For buyers who value financial clarity, this is where a disciplined plan matters. Good records can help you understand performance and avoid surprises later.

Follow a Smart Buying Process

A smooth purchase starts with good preparation. Before you get too far into the search, line up a lender with experience in vacation homes or short-term-rental properties.

From there, your due diligence should include:

  • Lender pre-approval
  • Title review
  • Property inspection
  • Insurance quotes
  • Review of furnishings included in the sale
  • Review of the rental-management agreement
  • Review of association documents
  • Confirmation that the deeded property type matches the intended rental model

If you are considering any condo-style product, make sure the DBPR license classification, the deed, and the association's rental rules all line up. That extra verification can prevent costly mismatches between what you thought you were buying and how you can actually use it.

What a Strong Buyer Strategy Looks Like

The most successful buyers usually approach Margaritaville Resort Orlando with two goals in balance. They want a fun, well-located vacation home, and they want a property that makes sense on paper.

That means asking practical questions early. How is this unit configured? Does it have a private pool? What are the recurring fees? How does the management structure work? What taxes will apply? How many days do you expect to use it yourself?

When you answer those questions up front, you can compare properties more clearly and avoid buying based on branding alone. In this market, the smartest purchase is usually the one that fits both your lifestyle and your operating plan.
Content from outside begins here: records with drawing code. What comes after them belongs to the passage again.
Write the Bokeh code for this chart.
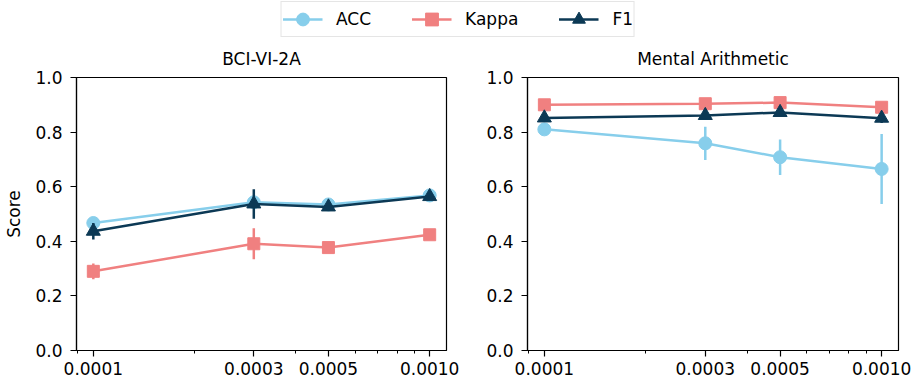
import numpy as np
from bokeh.plotting import figure
from bokeh.layouts import column, row
from bokeh.models import (Range1d, FixedTicker, NumeralTickFormatter, Legend,
                          LegendItem, ColumnDataSource)
from bokeh.embed import file_html
from bokeh.resources import INLINE

# ---------------- data ----------------
learning_rates = [0.0001, 0.0003, 0.0005, 0.0010]
minor_lr_ticks = [0.00009, 0.0002, 0.0004, 0.0006, 0.0007, 0.0008, 0.0009]
y_ticks = [0.0, 0.2, 0.4, 0.6, 0.8, 1.0]
dataset_names = ["BCI-VI-2A", "Mental Arithmetic"]
metric_names = ["ACC", "Kappa", "F1"]

bci_acc = [0.467, 0.543, 0.535, 0.568]
bci_acc_err = [0.010, 0.020, 0.010, 0.010]
bci_kappa = [0.290, 0.391, 0.377, 0.424]
bci_kappa_err = [0.029, 0.057, 0.012, 0.012]
bci_f1 = [0.437, 0.537, 0.526, 0.564]
bci_f1_err = [0.030, 0.054, 0.012, 0.010]

ma_acc = [0.810, 0.759, 0.708, 0.665]
ma_acc_err = [0.012, 0.061, 0.065, 0.128]
ma_kappa = [0.900, 0.904, 0.908, 0.891]
ma_kappa_err = [0.008, 0.008, 0.008, 0.010]
ma_f1 = [0.852, 0.861, 0.872, 0.851]
ma_f1_err = [0.010, 0.010, 0.010, 0.018]

# ---------------- styles ----------------
FONT = "DejaVu Sans"
FS = "17px"
colors = ["#87CEEB", "#F08080", "#0C3955"]
markers = ["circle", "square", "triangle"]
sizes = [13, 12, 14]
LW = 2.5
LEG_H = 38
PANEL_H = 381 - LEG_H


def make_panel(title, series, ylabel, width, b_left, b_right):
    p = figure(width=width, height=PANEL_H, x_axis_type="log",
               x_range=Range1d(10 ** -4.05, 10 ** -2.95), y_range=Range1d(0, 1),
               output_backend="svg", toolbar_location=None, title=title,
               min_border_left=b_left, min_border_right=b_right,
               min_border_top=77 - LEG_H, min_border_bottom=31)
    p.grid.visible = False
    p.outline_line_color = "black"
    p.outline_line_width = 1.2
    p.outline_line_alpha = 1.0
    p.title.text_font = FONT
    p.title.text_font_size = FS
    p.title.text_font_style = "normal"
    p.title.text_color = "black"
    p.title.align = "center"
    p.title.vertical_align = "middle"
    p.title.standoff = 16

    p.xaxis.ticker = FixedTicker(ticks=learning_rates, minor_ticks=minor_lr_ticks)
    p.xaxis.formatter = NumeralTickFormatter(format="0.0000")
    p.yaxis.ticker = FixedTicker(ticks=y_ticks, minor_ticks=[])
    p.yaxis.formatter = NumeralTickFormatter(format="0.0")
    for ax in (p.xaxis, p.yaxis):
        ax.axis_line_color = "black"
        ax.axis_line_width = 1.2
        ax.major_tick_line_color = "black"
        ax.major_tick_line_width = 1.2
        ax.major_tick_in = 0
        ax.major_tick_out = 6
        ax.minor_tick_in = 0
        ax.minor_tick_out = 3
        ax.minor_tick_line_color = "black"
        ax.minor_tick_line_width = 1.0
        ax.major_label_text_font = FONT
        ax.major_label_text_font_size = FS
        ax.major_label_text_color = "black"
    p.xaxis.major_label_standoff = 5
    p.yaxis.major_label_standoff = 8
    if ylabel:
        p.yaxis.axis_label = ylabel
        p.yaxis.axis_label_text_font = FONT
        p.yaxis.axis_label_text_font_size = FS
        p.yaxis.axis_label_text_font_style = "normal"
        p.yaxis.axis_label_text_color = "black"
        p.yaxis.axis_label_standoff = 8

    for (vals, errs), color, marker, size in zip(series, colors, markers, sizes):
        src = ColumnDataSource(dict(
            x=learning_rates, y=vals,
            lo=[v - e for v, e in zip(vals, errs)],
            hi=[v + e for v, e in zip(vals, errs)]))
        p.line("x", "y", source=src, line_color=color, line_width=LW)
        p.segment("x", "lo", "x", "hi", source=src, line_color=color, line_width=LW)
        p.scatter("x", "y", source=src, marker=marker, size=size,
                  fill_color=color, line_color=color)
    return p


bci_series = [(bci_acc, bci_acc_err), (bci_kappa, bci_kappa_err), (bci_f1, bci_f1_err)]
ma_series = [(ma_acc, ma_acc_err), (ma_kappa, ma_kappa_err), (ma_f1, ma_f1_err)]

left = make_panel(dataset_names[0], bci_series, "Score", 470, 76, 24)
right = make_panel(dataset_names[1], ma_series, None, 445, 57, 17)

# ---------------- legend strip ----------------
# proxy renderers use the real series but sit outside this strip's y-range
leg = figure(width=915, height=LEG_H, x_range=Range1d(0, 1), y_range=Range1d(10, 11),
             output_backend="svg", toolbar_location=None, min_border=0,
             x_axis_location=None, y_axis_location=None, outline_line_color=None)
leg.grid.visible = False
items = []
for name, (vals, _), color, marker in zip(metric_names, bci_series, colors, markers):
    r1 = leg.line(x=learning_rates, y=vals, line_color=color, line_width=LW)
    r2 = leg.scatter(x=learning_rates, y=vals, marker=marker,
                     fill_color=color, line_color=color)
    items.append(LegendItem(label=name, renderers=[r1, r2]))
legend = Legend(items=items, orientation="horizontal", location="bottom_center",
                label_text_font=FONT, label_text_font_size=FS,
                label_text_color="black",
                glyph_width=40, glyph_height=32, label_height=20,
                label_standoff=14, spacing=40, padding=1, margin=1,
                border_line_color="#cccccc", border_line_width=1.2,
                background_fill_color="white", background_fill_alpha=1.0)
leg.add_layout(legend)

layout = column(leg, row(left, right))
open("out.html", "w").write(file_html(layout, INLINE))
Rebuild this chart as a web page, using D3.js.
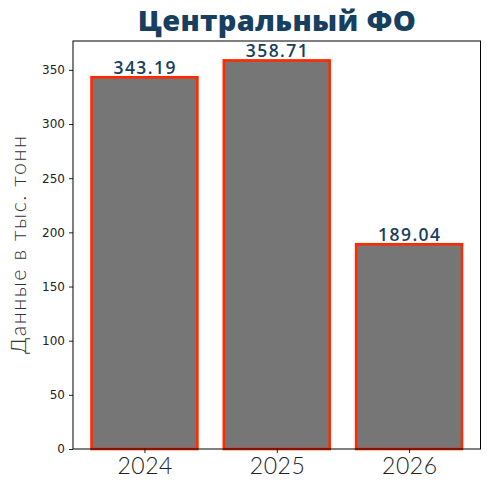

If you are exploring a purchase in Margaritaville Resort Orlando, working with a team that understands resort resales, rental rules, and the numbers behind ownership can make the process much easier. The Suzanne and Chad Team helps buyers navigate this niche market with hands-on guidance, local knowledge, and a financial mindset.

FAQs

What kind of property can you buy at Margaritaville Resort Orlando?

  • Official materials describe cottages and villas as vacation rental homes, not timeshares. Cottages are marketed from 1 to 8 bedrooms, and villas are marketed from 2 to 4 bedrooms.

Does Osceola County allow short-term rentals in this area?

  • Osceola County says buyers should verify that zoning allows short-term rentals, and it notes that additional rules may apply in subdivisions or planned developments.

Do you need a Florida license for a Margaritaville vacation rental home?

  • In general, yes if you plan to rent the unit as a short-term rental. Osceola County says owners should apply for a Florida DBPR vacation rental license and register a Local Business Tax Receipt with the county.

What taxes apply to short-term rentals in Osceola County?

  • Based on current county guidance, taxable short-term rental charges are generally subject to a combined 13.5% tax load made up of the 6% tourist development tax, 6% state sales tax, and 1.5% discretionary sales surtax.

Is there a minimum stay requirement at Margaritaville Resort Orlando?

  • The resort FAQ says there is no minimum night stay.

What should you review before closing on a Margaritaville Resort Orlando home?

  • Key items include lender pre-approval, title review, inspection, insurance quotes, included furnishings, the rental-management agreement, association documents, and confirmation that the deeded property type matches your intended use.